Goal -> From the first line of the data below through the line holding "import plotly.graph_objects as go", output each line exactly and leave the pictures out.

Rows from a dataset of charts and code ->
+===+
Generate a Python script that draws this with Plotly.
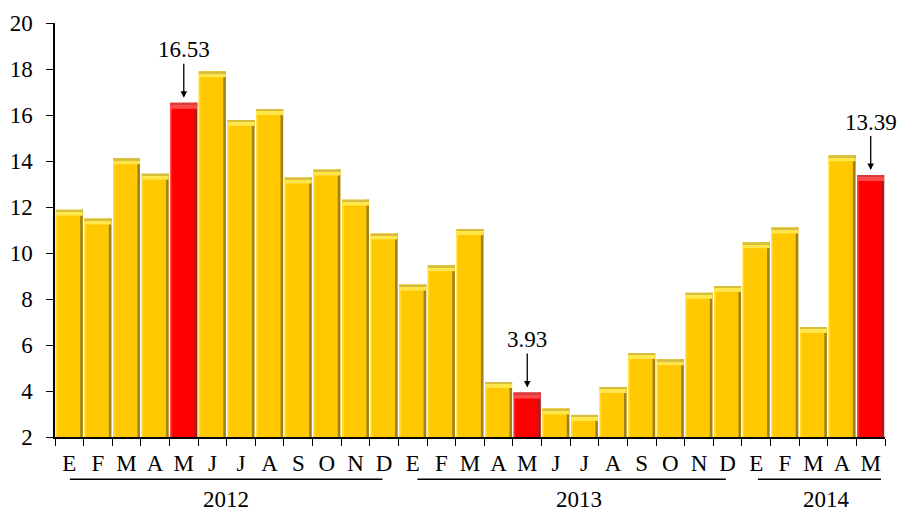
import plotly.graph_objects as go

# Monthly values, Jan 2012 - May 2014
months = ["E", "F", "M", "A", "M", "J", "J", "A", "S", "O", "N", "D",
          "E", "F", "M", "A", "M", "J", "J", "A", "S", "O", "N", "D",
          "E", "F", "M", "A", "M"]
periods = [f"{y}-{m:02d}" for y in (2012, 2013) for m in range(1, 13)] + \
          [f"2014-{m:02d}" for m in range(1, 6)]
values = [11.88, 11.50, 14.12, 13.45, 16.53, 17.90, 15.78, 16.26, 13.28, 13.63, 12.32, 10.85,
          8.63, 9.47, 11.04, 4.39, 3.93, 3.24, 2.96, 4.17, 5.65, 5.38, 8.27, 8.56,
          10.47, 11.11, 6.78, 14.25, 13.39]
highlight = {4: "16.53", 16: "3.93", 28: "13.39"}
years = ["2012", "2013", "2014"]

GOLD, GOLD_TOP, GOLD_EDGE = "#FFC800", "#FFE64A", "#8E7623"
RED, RED_TOP, RED_EDGE = "#FF0000", "#FF4A4A", "#8C2A2A"
BASE = 2.0

fill = [RED if i in highlight else GOLD for i in range(len(values))]
tops = [RED_TOP if i in highlight else GOLD_TOP for i in range(len(values))]
edges = [RED_EDGE if i in highlight else GOLD_EDGE for i in range(len(values))]
heights = [v - BASE for v in values]
cap = 0.26

fig = go.Figure()
# body of each bar
fig.add_trace(go.Bar(x=periods, y=heights, base=BASE, marker_color=fill,
                     marker_line_width=0, width=0.94, offset=-0.47,
                     hoverinfo="skip"))
# left light bevel
fig.add_trace(go.Bar(x=periods, y=heights, base=BASE, marker_color=tops,
                     marker_line_width=0, width=0.05, offset=-0.47, opacity=0.55,
                     hoverinfo="skip"))
# right shaded bevel
fig.add_trace(go.Bar(x=periods, y=heights, base=BASE, marker_color=edges,
                     marker_line_width=0, width=0.09, offset=0.38, opacity=0.85,
                     hoverinfo="skip"))
# top cap highlight
fig.add_trace(go.Bar(x=periods, y=[cap] * len(values), base=[v - cap for v in values],
                     marker_color=tops, marker_line_width=0, width=0.94, offset=-0.47,
                     hoverinfo="skip"))
fig.add_trace(go.Bar(x=periods, y=[0.08] * len(values), base=[v - 0.08 for v in values],
                     marker_color=edges, marker_line_width=0, width=0.94, offset=-0.47,
                     opacity=0.35, hoverinfo="skip"))

font = dict(family="Liberation Serif", size=23, color="black")

for i, txt in highlight.items():
    fig.add_annotation(x=periods[i], y=values[i], text=txt, showarrow=True,
                       ax=0, ay=-53, arrowhead=2, arrowsize=1, arrowwidth=1.3,
                       arrowcolor="black", standoff=5, font=font)

# year brackets under the month labels
spans = [(0.02, 10.94, 5.48), (12.16, 22.94, 17.8), (24.06, 28.36, 26.47)]
for (x0, x1, xc), yr in zip(spans, years):
    fig.add_shape(type="line", xref="x", yref="paper", x0=x0, x1=x1,
                  y0=-0.102, y1=-0.102, line=dict(color="black", width=1.5))
    fig.add_annotation(xref="x", yref="paper", x=xc, y=-0.152, text=yr,
                       showarrow=False, font=font, yanchor="middle")

fig.update_layout(
    width=898, height=511, barmode="overlay", showlegend=False,
    margin=dict(l=55, r=13, t=23, b=74),
    paper_bgcolor="white", plot_bgcolor="white", font=font,
    xaxis=dict(type="category", tickvals=periods, ticktext=months,
               tickson="boundaries", ticks="outside", ticklen=7, tickwidth=1.3,
               tickcolor="black", showline=True, linecolor="black", linewidth=1.5,
               showgrid=False, range=[-0.5, len(values) - 0.5], tickfont=font,
               tickangle=0, automargin=False, ticklabelstandoff=5),
    yaxis=dict(range=[2, 20], dtick=2, tick0=2, ticks="outside", ticklen=7,
               tickwidth=1.3, tickcolor="black", showline=True, linecolor="black",
               linewidth=1.5, showgrid=False, zeroline=False, tickfont=font,
               automargin=False, ticklabelstandoff=9),
)

fig.write_html("out.html")
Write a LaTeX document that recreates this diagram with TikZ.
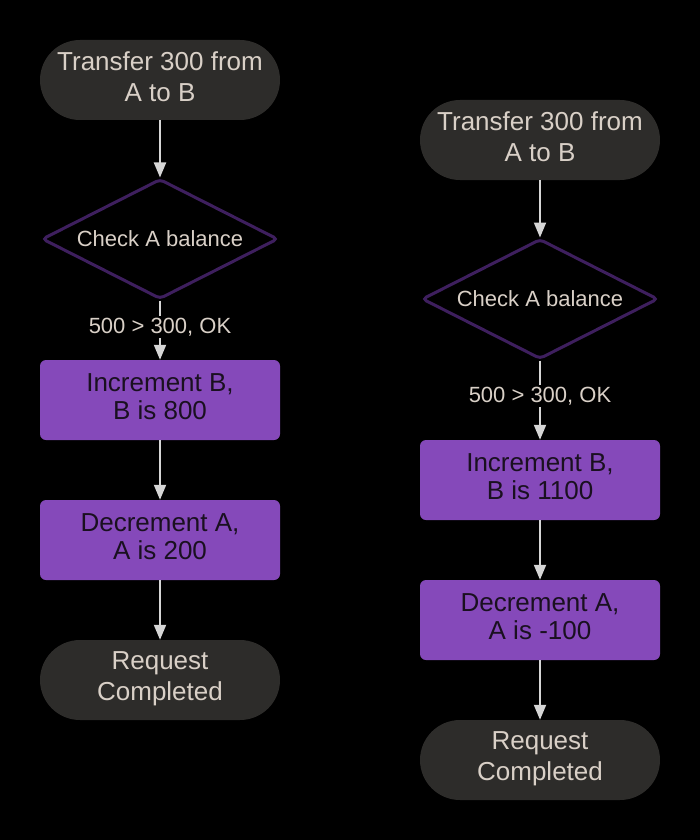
\documentclass[tikz,border=0pt]{standalone}
\usepackage{fontspec}
\setmainfont{Liberation Sans}
\usetikzlibrary{arrows.meta,shapes.geometric}
\definecolor{termfill}{HTML}{2D2C2A}
\definecolor{termtext}{HTML}{D9D0C7}
\definecolor{boxfill}{HTML}{8549BA}
\definecolor{boxtext}{HTML}{1A1020}
\definecolor{diastroke}{HTML}{3E1F5E}
\definecolor{linecol}{HTML}{D6D6D6}
\newcommand{\lowstrut}{\rule[-7.5pt]{0pt}{0pt}}
\newcommand{\lowstrutb}{\rule[-6.5pt]{0pt}{0pt}}
\tikzset{
  terminal/.style={rectangle, rounded corners=40pt, fill=termfill, text=termtext,
    minimum width=240pt, minimum height=80pt, inner sep=0pt, align=center,
    font=\fontsize{26}{31}\selectfont},
  procbox/.style={rectangle, rounded corners=6pt, fill=boxfill, text=boxtext,
    minimum width=240pt, minimum height=80pt, inner sep=0pt, align=center,
    font=\fontsize{26}{28}\selectfont},
  decision/.style={diamond, aspect=1.97, draw=diastroke, line width=3pt, fill=black, rounded corners=4pt,
    minimum width=236pt, minimum height=120pt, inner sep=0pt, text=termtext,
    font=\fontsize{22}{26}\selectfont},
  arr/.style={draw=linecol, line width=2pt, -{Triangle[length=15pt,width=12pt]}, color=linecol},
  lbl/.style={fill=black, text=termtext, inner sep=2pt, font=\fontsize{22}{26}\selectfont}
}
\begin{document}
\begin{tikzpicture}[x=1pt,y=-1pt]
\fill[black] (0,0) rectangle (700,840);
\useasboundingbox (0,0) rectangle (700,840);
% left column
\node[terminal] (lt) at (160,80) {Transfer 300 from\\A to B\lowstrut};
\node[decision] (ld) at (160,239) {Check A balance};
\node[procbox] (lb1) at (160,400) {Increment B,\\B is 800\lowstrutb};
\node[procbox] (lb2) at (160,540) {Decrement A,\\A is 200\lowstrutb};
\node[terminal] (le) at (160,680) {Request\\Completed\lowstrut};
\draw[arr] (lt) -- (ld);
\draw[arr] (ld.south) -- (lb1.north) node[lbl, pos=0.45] (ll) {500 > 300, OK};
\draw[arr] (lb1) -- (lb2);
\draw[arr] (lb2) -- (le);
% right column
\node[terminal] (rt) at (540,140) {Transfer 300 from\\A to B\lowstrut};
\node[decision] (rd) at (540,299) {Check A balance};
\node[procbox] (rb1) at (540,480) {Increment B,\\B is 1100\lowstrutb};
\node[procbox] (rb2) at (540,620) {Decrement A,\\A is -100\lowstrutb};
\node[terminal] (re) at (540,760) {Request\\Completed\lowstrut};
\draw[arr] (rt) -- (rd);
\draw[arr] (rd.south) -- (rb1.north) node[lbl, pos=0.45] (rl) {500 > 300, OK};
\draw[arr] (rb1) -- (rb2);
\draw[arr] (rb2) -- (re);
\end{tikzpicture}
\end{document}
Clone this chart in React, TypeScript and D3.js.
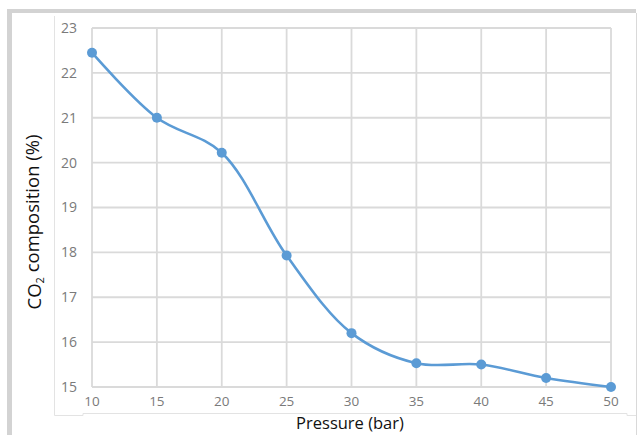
import React from "react";
import * as d3 from "d3";

const pressures = [10, 15, 20, 25, 30, 35, 40, 45, 50];
const co2 = [22.45, 21.0, 20.22, 17.93, 16.2, 15.53, 15.5, 15.2, 15.0];
const xTicks = [10, 15, 20, 25, 30, 35, 40, 45, 50];
const yTicks = [15, 16, 17, 18, 19, 20, 21, 22, 23];

export default function App() {
  const W = 638, H = 435;
  const x = d3.scaleLinear().domain([10, 50]).range([92, 611]);
  const y = d3.scaleLinear().domain([15, 23]).range([387, 28]);
  const data = pressures.map((p, i) => ({ p, v: co2[i] }));
  const line = d3
    .line<{ p: number; v: number }>()
    .x((d) => x(d.p))
    .y((d) => y(d.v))
    .curve(d3.curveCatmullRom.alpha(0.5));
  const font = "'Open Sans', 'Noto Sans', sans-serif";
  return (
    <svg
      width={W}
      height={H}
      style={{ position: "absolute", left: 0, top: 0, background: "#fff" }}
    >
      {/* frame */}
      <rect x={7} y={9} width={629} height={4} fill="#d3d3d3" />
      <rect x={7} y={9} width={5} height={426} fill="#d3d3d3" />
      <line x1={636.5} y1={13} x2={636.5} y2={435} stroke="#d9d9d9" strokeWidth={1} />
      <polyline
        points="54.5,16 54.5,415.5 83,415.5 83,413.5 627,413.5 627,415.5 636,415.5"
        fill="none"
        stroke="#e3e3e3"
        strokeWidth={1}
      />
      {/* grid */}
      {yTicks.map((t) => (
        <line
          key={"gy" + t}
          x1={x(10)}
          x2={x(50)}
          y1={y(t)}
          y2={y(t)}
          stroke="#dadada"
          strokeWidth={1.8}
        />
      ))}
      {xTicks.map((t) => (
        <line
          key={"gx" + t}
          x1={x(t)}
          x2={x(t)}
          y1={y(23)}
          y2={y(15)}
          stroke="#dadada"
          strokeWidth={1.8}
        />
      ))}
      {/* tick labels */}
      {yTicks.map((t) => (
        <text
          key={"ly" + t}
          x={77}
          y={y(t)}
          dy="0.35em"
          textAnchor="end"
          fontFamily={font}
          fontSize={14}
          fill="#7a7a7a"
        >
          {t}
        </text>
      ))}
      {xTicks.map((t) => (
        <text
          key={"lx" + t}
          x={x(t)}
          y={401.5}
          dy="0.35em"
          textAnchor="middle"
          fontFamily={font}
          fontSize={13.5}
          fill="#7a7a7a"
        >
          {t}
        </text>
      ))}
      {/* series */}
      <path d={line(data) || ""} fill="none" stroke="#5b9bd5" strokeWidth={2.6} />
      {data.map((d) => (
        <circle key={d.p} cx={x(d.p)} cy={y(d.v)} r={5} fill="#5b9bd5" />
      ))}
      {/* titles */}
      <text
        x={350}
        y={428.5}
        textAnchor="middle"
        fontFamily={font}
        fontSize={16.5}
        fill="#111"
      >
        Pressure (bar)
      </text>
      <text
        transform="translate(34.5,222) rotate(-90)"
        dy="0.35em"
        textAnchor="middle"
        fontFamily={font}
        fontSize={18.5}
        fill="#111"
      >
        CO
        <tspan fontSize={11} dy="0.3em">2</tspan>
        <tspan dy="-0.3em"> composition (%)</tspan>
      </text>
    </svg>
  );
}
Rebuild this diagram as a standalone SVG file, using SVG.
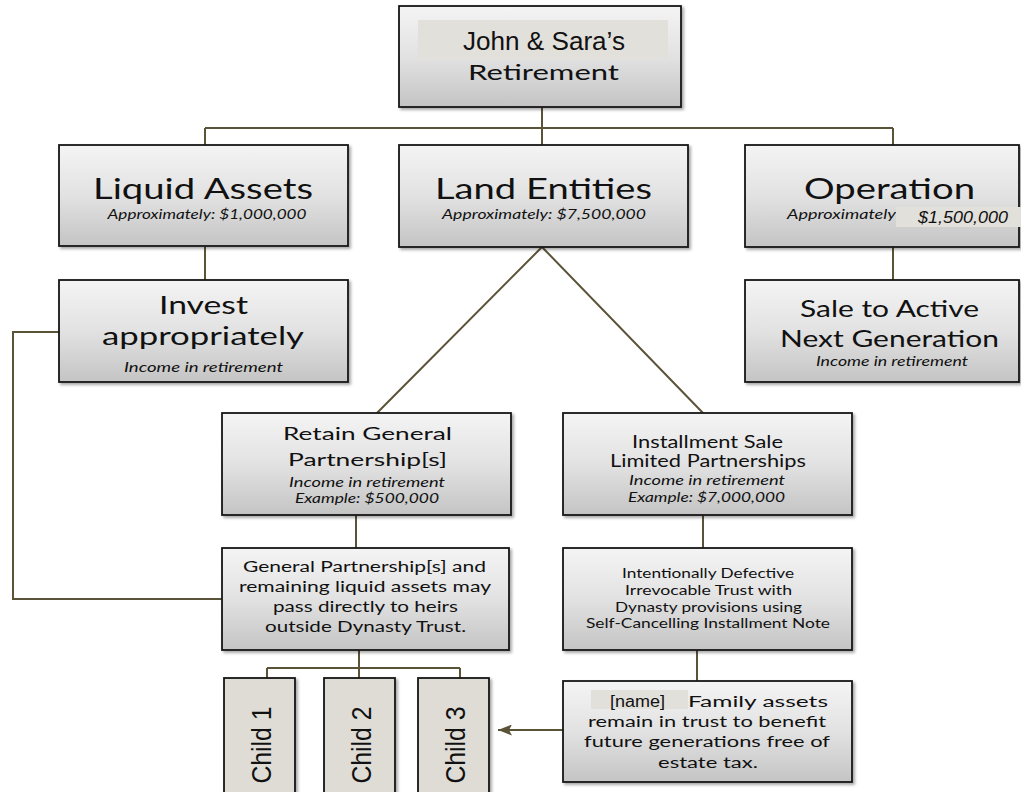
+===+
Expected answer ->
Generate a Python script that draws this with Plotly.
import plotly.graph_objects as go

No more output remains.